Do zdarzenia doszło w piątek w miejscowości Wólka Zdunkówka. Kierujący samochodem audi A6, stracił panowanie nad pojazdem i uderzył w ogrodzenie posesji. Kiedy na miejsce przyjechali mundurowi, zastali mocno uszkodzony samochód oraz zniszczone metalowe ogrodzenie. Na szczęście kierowcy nic się nie stało.
Z pewnością bardzo ważny okazał się w tym zdarzeniu pewien fakt. Okazało się bowiem, że 39-letni mieszkaniec gminy Wohyń był kompletnie pijany. Badanie wykazało niemal 2,5 promila alkoholu w jego organizmie.

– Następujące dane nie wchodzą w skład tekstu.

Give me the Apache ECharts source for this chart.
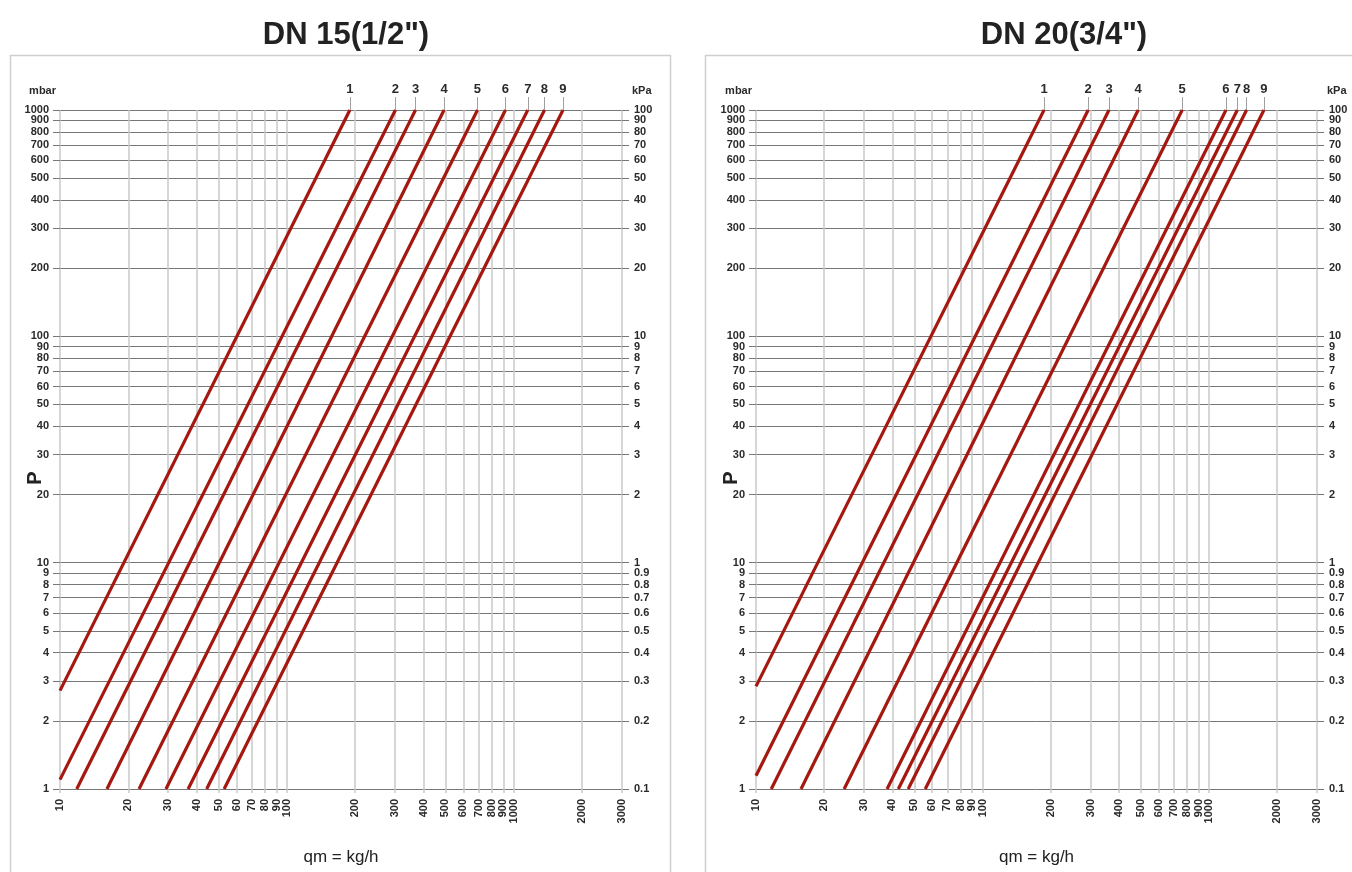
<!DOCTYPE html>
<html>
<head>
<meta charset="utf-8">
<script src="https://cdn.jsdelivr.net/npm/echarts@6/dist/echarts.min.js"></script>
<style>
html,body{margin:0;padding:0;background:#fff;}
#c{width:1352px;height:872px;}
</style>
</head>
<body>
<div id="c"></div>
<script>
// ---- Data ----
const lineNames = ['1','2','3','4','5','6','7','8','9'];
// DN 15 (1/2")
const dn15QStart = [10, 10, 11.85, 16.1, 22.3, 29.3, 36.7, 44.3, 52.9];
const dn15PStart = [2.72, 1.10, 1, 1, 1, 1, 1, 1, 1];
const dn15QEnd   = [189.5, 301, 369, 493, 692, 919, 1153, 1366, 1648];
const dn15PEnd   = [1000, 1000, 1000, 1000, 1000, 1000, 1000, 1000, 1000];
// DN 20 (3/4")
const dn20QStart = [10, 10, 11.68, 15.8, 24.5, 37.9, 42.5, 47.0, 55.9];
const dn20PStart = [2.84, 1.145, 1, 1, 1, 1, 1, 1, 1];
const dn20QEnd   = [187, 293, 362, 487, 762, 1189, 1334, 1466, 1749];
const dn20PEnd   = [1000, 1000, 1000, 1000, 1000, 1000, 1000, 1000, 1000];
// Tick labels
const qTicks = [10,20,30,40,50,60,70,80,90,100,200,300,400,500,600,700,800,900,1000,2000,3000];
const mbarTicks = [1,2,3,4,5,6,7,8,9,10,20,30,40,50,60,70,80,90,100,200,300,400,500,600,700,800,900,1000];
const kpaTicks = [0.1,0.2,0.3,0.4,0.5,0.6,0.7,0.8,0.9,1,2,3,4,5,6,7,8,9,10,20,30,40,50,60,70,80,90,100];
const titles = ['DN 15(1/2")', 'DN 20(3/4")'];

// ---- Styling ----
const FONT = '"Liberation Sans Narrow", "Liberation Sans", Arial, sans-serif';
const RED = '#a5180f';
const HGRID = '#777777';
const VGRID = '#c9c9c9';
const LBL = {fontFamily: FONT, fontSize: 11, fontWeight: 'bold', color: '#2a2a2a'};

const grids = [
  {left: 60, top: 110, width: 562, height: 679},
  {left: 756, top: 110, width: 561, height: 679}
];

function nearestIndex(arr, v) {
  let best = -1, bd = Infinity;
  arr.forEach((a, i) => { const d = Math.abs(Math.log(a) - Math.log(v)); if (d < bd) { bd = d; best = i; } });
  return bd < 0.01 ? best : -1;
}
// Labels are split over two coincident axes (alternating ticks) so that
// ECharts' min/max overlap check never drops a tightly packed label.
const evenOf = arr => arr.filter((_, i) => i % 2 === 0);
const oddOf = arr => arr.filter((_, i) => i % 2 === 1);

const fmtMbar = v => String(Math.round(v));
const fmtKpa = v => (v < 0.95 ? (Math.round(v * 10) / 10).toFixed(1) : String(Math.round(v)));

const xAxes = [], yAxes = [], series = [];
const sets = [
  {qs: dn15QStart, ps: dn15PStart, qe: dn15QEnd, pe: dn15PEnd},
  {qs: dn20QStart, ps: dn20PStart, qe: dn20QEnd, pe: dn20PEnd}
];
// tiny headroom so the top tick survives floating-point rounding of the log extent
const EPS = 1 + 1e-7;

sets.forEach((s, g) => {
  // bottom x axis
  xAxes.push({
    type: 'log', logBase: 10, gridIndex: g, min: 10, max: 3000 * EPS, position: 'bottom',
    name: 'qm = kg/h', nameLocation: 'middle', nameGap: 60,
    nameTextStyle: {fontFamily: '"Liberation Sans", Arial, sans-serif', fontSize: 17, color: '#222'},
    axisLine: {show: false},
    axisTick: {show: true, customValues: qTicks, length: 4, lineStyle: {color: VGRID, width: 1.5}},
    axisLabel: {customValues: qTicks, rotate: 90, margin: 10, showMinLabel: true, showMaxLabel: true, ...LBL,
      formatter: v => String(Math.round(v))},
    splitLine: {show: true, lineStyle: {color: VGRID, width: 1.5}},
    minorTick: {show: false}, minorSplitLine: {show: false}
  });
  // top x axis: curve numbers
  xAxes.push({
    type: 'log', logBase: 10, gridIndex: g, min: 10, max: 3000 * EPS, position: 'top',
    axisLine: {show: false},
    axisTick: {show: true, customValues: s.qe, length: 13, lineStyle: {color: '#a0a0a0', width: 1}},
    axisLabel: {customValues: s.qe, margin: 14, fontFamily: FONT, fontSize: 13, fontWeight: 'bold', color: '#2a2a2a',
      formatter: v => { const i = nearestIndex(s.qe, v); return i >= 0 ? lineNames[i] : ''; }},
    splitLine: {show: false}
  });
  // left y axis (mbar): ticks, grid lines and even labels
  yAxes.push({
    type: 'log', logBase: 10, gridIndex: g, min: 1, max: 1000 * EPS, position: 'left',
    name: 'mbar', nameLocation: 'end', nameGap: 14,
    nameTextStyle: {fontFamily: FONT, fontSize: 11, fontWeight: 'bold', color: '#2a2a2a', align: 'right', padding: [0, 4, 0, 0]},
    axisLine: {show: false},
    axisTick: {show: true, customValues: mbarTicks, length: 7, lineStyle: {color: HGRID, width: 1}},
    axisLabel: {customValues: evenOf(mbarTicks), margin: 11, showMinLabel: true, showMaxLabel: true, ...LBL, formatter: fmtMbar},
    splitLine: {show: true, lineStyle: {color: HGRID, width: 1}}
  });
  // left y axis (mbar): odd labels only
  yAxes.push({
    type: 'log', logBase: 10, gridIndex: g, min: 1, max: 1000 * EPS, position: 'left',
    axisLine: {show: false}, axisTick: {show: false}, splitLine: {show: false},
    axisLabel: {customValues: oddOf(mbarTicks), margin: 11, showMinLabel: true, showMaxLabel: true, ...LBL, formatter: fmtMbar}
  });
  // right y axis (kPa): ticks and even labels
  yAxes.push({
    type: 'log', logBase: 10, gridIndex: g, min: 0.1, max: 100 * EPS, position: 'right',
    name: 'kPa', nameLocation: 'end', nameGap: 14,
    nameTextStyle: {fontFamily: FONT, fontSize: 11, fontWeight: 'bold', color: '#2a2a2a', align: 'left', padding: [0, 0, 0, 10]},
    axisLine: {show: false},
    axisTick: {show: true, customValues: kpaTicks, length: 7, lineStyle: {color: HGRID, width: 1}},
    axisLabel: {customValues: evenOf(kpaTicks), margin: 12, showMinLabel: true, showMaxLabel: true, ...LBL, formatter: fmtKpa},
    splitLine: {show: false}
  });
  // right y axis (kPa): odd labels only
  yAxes.push({
    type: 'log', logBase: 10, gridIndex: g, min: 0.1, max: 100 * EPS, position: 'right',
    axisLine: {show: false}, axisTick: {show: false}, splitLine: {show: false},
    axisLabel: {customValues: oddOf(kpaTicks), margin: 12, showMinLabel: true, showMaxLabel: true, ...LBL, formatter: fmtKpa}
  });
  s.qs.forEach((q, i) => {
    series.push({
      type: 'line', name: titles[g] + ' ' + lineNames[i],
      xAxisIndex: g * 2, yAxisIndex: g * 4,
      data: [[q, s.ps[i]], [s.qe[i], s.pe[i]]],
      symbol: 'none', silent: true, clip: false,
      lineStyle: {color: RED, width: 3.2}
    });
  });
});

const chart = echarts.init(document.getElementById('c'), null, {renderer: 'canvas'});
const TITLE_STYLE = {fontFamily: '"Liberation Sans", Arial, sans-serif', fontSize: 31, fontWeight: 'bold', color: '#222'};
chart.setOption({
  animation: false,
  backgroundColor: '#fff',
  title: [
    {text: titles[0], left: 341, top: 15, textAlign: 'center', textStyle: TITLE_STYLE},
    {text: titles[1], left: 1059, top: 15, textAlign: 'center', textStyle: TITLE_STYLE}
  ],
  grid: grids,
  xAxis: xAxes,
  yAxis: yAxes,
  series: series,
  graphic: [
    {type: 'rect', shape: {x: 10.5, y: 55.5, width: 660, height: 840}, style: {fill: 'none', stroke: '#cfcfcf', lineWidth: 1.5}, silent: true, z: -1},
    {type: 'rect', shape: {x: 705.5, y: 55.5, width: 700, height: 840}, style: {fill: 'none', stroke: '#cfcfcf', lineWidth: 1.5}, silent: true, z: -1},
    {type: 'text', x: 35, y: 478, rotation: Math.PI / 2,
     style: {text: 'P', fontFamily: '"Liberation Sans", Arial, sans-serif', fontSize: 20, fontWeight: 'bold', fill: '#222', align: 'center', verticalAlign: 'middle'}},
    {type: 'text', x: 731, y: 478, rotation: Math.PI / 2,
     style: {text: 'P', fontFamily: '"Liberation Sans", Arial, sans-serif', fontSize: 20, fontWeight: 'bold', fill: '#222', align: 'center', verticalAlign: 'middle'}}
  ]
});
</script>
</body>
</html>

Mężczyzna swoje zachowanie tłumaczył mundurowym, że wypił tylko jedno piwo i wracał do domu, a panowanie nad samochodem stracił tylko dlatego, że korzystał z telefonu komórkowego w trakcie jazdy.
Teraz 39-latek odpowie przed sądem za kierowanie samochodem w stanie nietrzeźwości. Grozi mu do 2 lat pozbawienia wolności. Musi się również liczyć ze świadczeniem pieniężnym na rzecz Funduszu Pomocy Pokrzywdzonym oraz Pomocy Postpenitencjarnej w kwocie nie mniejszej niż 5 tysięcy złotych, a także orzeczeniem przez sąd zakazu kierowania pojazdami na minimum 3 lata.